Press Trust of India New Delhi
The National Commission for Scheduled Tribes (NCST) will hold a meeting on July 2 with the Union home and tribal affairs ministries on the issue of alleged displacement of tribals from Chhattisgarh due to naxal violence and the demand for their rehabilitation in the state.
The commission has also asked the representatives of the governments of Chhattisgarh, Andhra Pradesh, Telangana, Odisha and Maharashtra to attend the meeting.
It has called for a report from the Ministry of Home Affairs and the five states on the living conditions of the displaced tribals and to assess the gravity of the situation.
"It has come to the notice of the commission through media reports that around 5,000 tribal families from the Bastar region, currently residing in adjoining states due to Left Wing Extremism, now want to return to Chhattisgarh, and are demanding rehabilitation and resettlement," the NCST said in a letter.

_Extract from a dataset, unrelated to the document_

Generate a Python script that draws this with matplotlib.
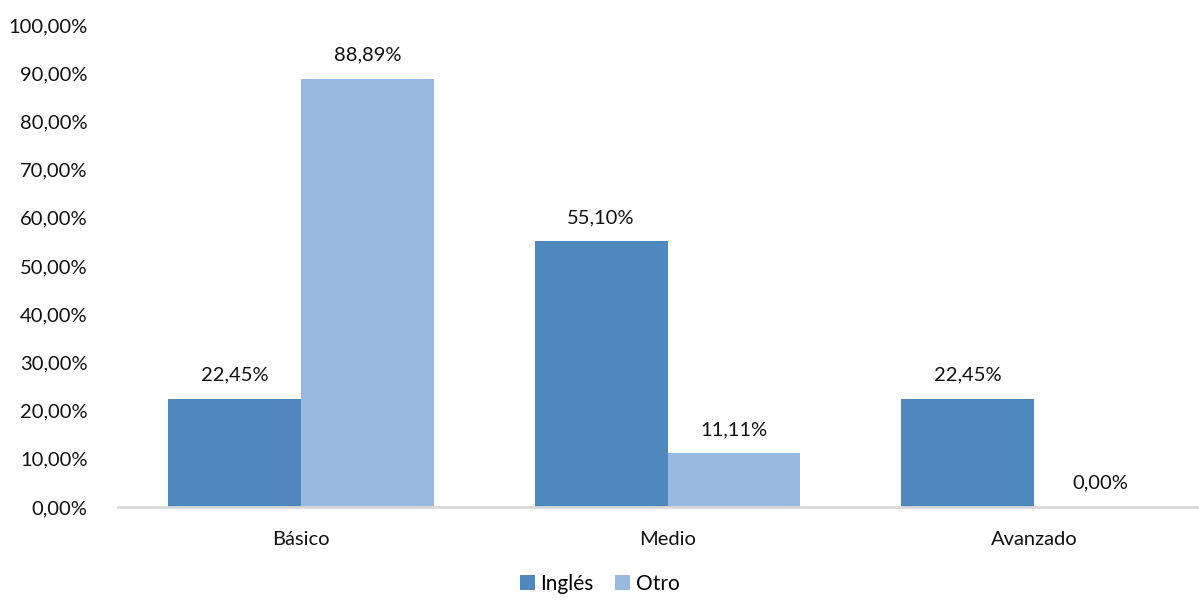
from matplotlib import pyplot as plt
import numpy as np

# Data
categorias = ['Básico', 'Medio', 'Avanzado']
ingles = [22.45, 55.10, 22.45]
otro = [88.89, 11.11, 0.00]
series = ['Inglés', 'Otro']
colores = ['#4F88BD', '#99B9E0']

plt.rcParams['font.family'] = ['Lato', 'DejaVu Sans']

fig = plt.figure(figsize=(11.99, 6.02), dpi=100)
ax = fig.add_axes([118 / 1199, 1 - 507 / 602, 1099 / 1199, 482 / 602])

x = np.arange(len(categorias))
ancho = 0.363

b1 = ax.bar(x - ancho / 2, ingles, ancho, color=colores[0], label=series[0])
b2 = ax.bar(x + ancho / 2, otro, ancho, color=colores[1], label=series[1])

def fmt(v):
    return ('%.2f%%' % v).replace('.', ',')

for barras, vals in ((b1, ingles), (b2, otro)):
    for b, v in zip(barras, vals):
        ax.annotate(fmt(v), (b.get_x() + b.get_width() / 2, v),
                    xytext=(0, 11), textcoords='offset points',
                    ha='center', va='bottom', fontsize=14.5, color='#111111')

ax.set_xlim(-0.5, 2.5)
ax.set_ylim(0, 100)
ax.set_yticks(np.arange(0, 101, 10))
ax.set_yticklabels([fmt(v) for v in np.arange(0, 101, 10)])
ax.set_xticks(x)
ax.set_xticklabels(categorias)
ax.tick_params(axis='both', length=0, labelsize=14.5, colors='#111111')
ax.tick_params(axis='x', pad=17)
ax.tick_params(axis='y', pad=22)

for s in ['top', 'right', 'left']:
    ax.spines[s].set_visible(False)
ax.spines['bottom'].set_color('#D9D9D9')
ax.spines['bottom'].set_linewidth(2)

fig.legend(loc='lower center', bbox_to_anchor=(0.5, -0.018), ncol=2, frameon=False,
           fontsize=15, handlelength=0.75, handleheight=0.75, handletextpad=0.25,
           columnspacing=1.0)

plt.savefig('out.png', dpi=100)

The commission also noted that individual and community forest rights claims of such families have also not been granted "either at their native place or at the place where they are residing for the last few years".
The report, focussing on the number of families residing in each state, their living conditions, source of livelihood and availability of various welfare schemes -- housing, food security, drinking water, education, banking, and health facilities, should be submitted by July 1, it said.
"The chairperson of the commission has decided to hold a meeting on July 2 with the Ministry of Home Affairs and the Ministry of Tribal Affairs, and the state governments concerned to further discuss these issues and sort out the problems being faced by the tribals," the letter said.
According to tribal rights activists, around 30,000 people, who fled Chhattisgarh due to Maoist violence, are living in 248 settlements in forests of Odisha, Andhra Pradesh, and Telangana and Maharashtra.
These tribals are living in deplorable conditions without any access to drinking water and electricity.
They get lower wages. Most of them don't have ration cards or voter IDs and cannot prove their citizenship, the activists claim, adding these states don't recognize them as tribals.
They have no right over forest land and remain excluded from all social security benefits, they claim.